Many combinatorial problems can be reduced to the study of lattice paths. In analytic combinatorics,
one assigns to such paths a generating function, whose properties can then be studied using complex analysis. The results often allow conclusions about the initial combinatorial problem.
The topic of this work are paths with small steps in the quarter plane, in particular the question when the corresponding generating function is holonomic. In 2010, M. Bousquét-Melou and M.
Mishna conjectured that holonomy of the generating function is equivalent to the finiteness of a certain group associated with the set of allowed steps. This leads to a multitude of publications,
and eventually to the proof of the conjecture. The aim of this work is to give an overview ofthe proof, but also to provide an introduction to the surprisingly diverse theory which is used therein.
The first part of this work starts with a short introduction to holonomic functions and lattice paths in general. The kernel equation of the generating function is derived, which is in a sense
the center piece of all that comes later. The kernel method for treating such equations is introduced,
which immediately allows solving the question for walks in the plane and the half plane. Restricting ourselves to walks in the quarter plane, the group of a walk is introduced, and holonomy is proven for all paths with a finite group using orbit summation methods.

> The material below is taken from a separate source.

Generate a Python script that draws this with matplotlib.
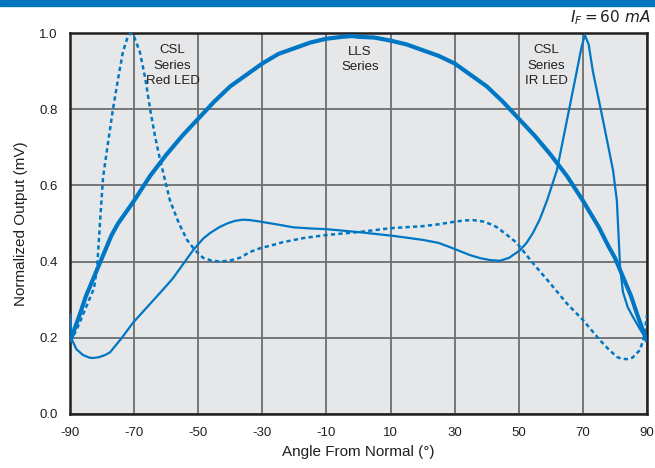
import matplotlib
matplotlib.use("Agg")
import matplotlib.pyplot as plt
from matplotlib.patches import Rectangle

# ---- data ----
x_ticks = [-90, -70, -50, -30, -10, 10, 30, 50, 70, 90]
y_ticks = [0.0, 0.2, 0.4, 0.6, 0.8, 1.0]

lls_angle = [-90, -87, -85, -82, -80, -77, -75, -70, -65, -60, -55, -50, -45, -40, -35, -30, -25, -20, -15,
             -10, -5, -2, 0, 5, 10, 15, 20, 25, 30, 35, 40, 45, 50, 55, 60, 65, 70, 75, 78, 80, 82, 85, 87, 90]
lls_value = [0.19, 0.26, 0.31, 0.37, 0.41, 0.47, 0.50, 0.56, 0.625, 0.68, 0.73, 0.775, 0.82, 0.86, 0.89, 0.92,
             0.945, 0.96, 0.975, 0.985, 0.99, 0.992, 0.99, 0.988, 0.98, 0.97, 0.955, 0.94, 0.92, 0.89, 0.86,
             0.82, 0.775, 0.73, 0.68, 0.625, 0.56, 0.49, 0.44, 0.41, 0.37, 0.31, 0.26, 0.19]

red_angle = [-90, -88, -85, -82.5, -81.5, -80.5, -79.7, -78, -76.6, -75, -73.5, -72, -71, -70, -68.2, -66.5,
             -65, -63.5, -61.9, -58.8, -56, -53.5, -51, -48.5, -46, -43.2, -40, -37, -33.9, -30.7, -27, -23.6,
             -17, -9.8, 0.5, 10.4, 20.1, 25, 29.5, 33, 35.7, 39, 41.9, 43.2, 46, 49.4, 54.4, 59.7, 65, 70,
             75.3, 78, 80.6, 82, 83.7, 85.5, 87.8, 89, 90]
red_value = [0.19, 0.22, 0.28, 0.33, 0.39, 0.52, 0.62, 0.72, 0.80, 0.88, 0.95, 0.99, 1.0, 0.99, 0.95, 0.88,
             0.80, 0.73, 0.667, 0.56, 0.50, 0.457, 0.43, 0.41, 0.403, 0.40, 0.403, 0.41, 0.425, 0.435, 0.443,
             0.451, 0.462, 0.47, 0.478, 0.488, 0.493, 0.498, 0.504, 0.508, 0.509, 0.505, 0.496, 0.49, 0.472,
             0.449, 0.396, 0.344, 0.29, 0.247, 0.194, 0.17, 0.15, 0.145, 0.144, 0.148, 0.168, 0.20, 0.26]

ir_angle = [-90, -89.4, -88, -86, -84, -82.8, -81, -79, -77.5, -74, -70.3, -66, -61.9, -58, -55, -51.6, -48.5,
            -46.3, -43.5, -41, -38.5, -36, -33.9, -30.7, -25, -20.4, -15, -9.8, 0.5, 10.4, 20.1, 25, 28.5,
            31.5, 34.8, 38, 41, 44.1, 47, 50.4, 52.5, 54.4, 56.5, 58.8, 61.9, 65, 68.1, 69.5, 70.6, 71.8,
            73.1, 76.3, 79.4, 80.6, 81.6, 82.5, 84, 85.6, 88, 90]
ir_value = [0.26, 0.195, 0.17, 0.155, 0.148, 0.147, 0.149, 0.155, 0.162, 0.198, 0.24, 0.28, 0.318, 0.355,
            0.39, 0.43, 0.46, 0.475, 0.49, 0.50, 0.507, 0.51, 0.509, 0.505, 0.497, 0.49, 0.487, 0.485, 0.477,
            0.468, 0.457, 0.449, 0.438, 0.428, 0.417, 0.409, 0.404, 0.402, 0.41, 0.43, 0.45, 0.475, 0.51,
            0.56, 0.64, 0.77, 0.90, 0.96, 0.995, 0.97, 0.90, 0.77, 0.64, 0.56, 0.386, 0.32, 0.28, 0.255,
            0.22, 0.194]

blue = "#0077c4"
plt.rcParams["font.family"] = ["Liberation Sans", "DejaVu Sans"]

fig = plt.figure(figsize=(6.55, 4.68), dpi=100)
fig.patches.append(Rectangle((0, 1 - 6 / 468), 1, 6 / 468, transform=fig.transFigure,
                             color="#0074bd", zorder=0))
ax = fig.add_axes([70 / 655, 54 / 468, 577 / 655, 381 / 468])
ax.set_facecolor("#e6e7e9")
ax.set_xlim(-90, 90)
ax.set_ylim(0, 1.0)
ax.set_xticks(x_ticks)
ax.set_xticklabels([str(t) for t in x_ticks])
ax.set_yticks(y_ticks)
ax.set_yticklabels([f"{t:.1f}" for t in y_ticks])
ax.grid(True, color="#6d6e70", linewidth=1.3)
ax.set_axisbelow(True)
ax.tick_params(length=0, labelsize=9.5, colors="#231f20", pad=9)
for s in ax.spines.values():
    s.set_linewidth(1.8)
    s.set_color("#231f20")

ax.plot(lls_angle, lls_value, color=blue, lw=3.0, solid_capstyle="butt", zorder=3)
ax.plot(red_angle, red_value, color=blue, lw=1.8, ls=(0, (1.7, 1.3)), zorder=3)
ax.plot(ir_angle, ir_value, color=blue, lw=1.6, zorder=3)

ax.text(-58, 0.97, "CSL\nSeries\nRed LED", ha="center", va="top", fontsize=9.5,
        color="#231f20", linespacing=1.35)
ax.text(0.5, 0.965, "LLS\nSeries", ha="center", va="top", fontsize=9.5,
        color="#231f20", linespacing=1.35)
ax.text(58.5, 0.97, "CSL\nSeries\nIR LED", ha="center", va="top", fontsize=9.5,
        color="#231f20", linespacing=1.35)

fig.text(650 / 655, 1 - 18 / 468, r"$\mathit{I_F}$$\mathit{=60\ mA}$", ha="right", va="center",
         fontsize=11, color="#231f20")

ax.set_xlabel("Angle From Normal (°)", fontsize=11, color="#231f20", labelpad=5)
ax.set_ylabel("Normalized Output (mV)", fontsize=11, color="#231f20", labelpad=8)

fig.savefig("out.png", dpi=100)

In the next part, the main topic of interest are those paths with infinite group. In order to effectively study those, some technical prerequisites are required, in particular a bit of theory about
analytic continuation and Riemann surfaces, and basic information about Algebraic curves, in particular elliptic curves. Using these tools, two proofs for the non-holonomy in the infinite group
case are outlined in the last section. While the underlying idea is always studying the poles of certain functions, the techniques applied are remarkably different. One proof works directly with
meromorphic continuations of the kernel equation and the group on the Riemann surface, the other uses an algebraic approach, utilizing valuation theory on elliptic curves in connection with Galois theory of difference rings.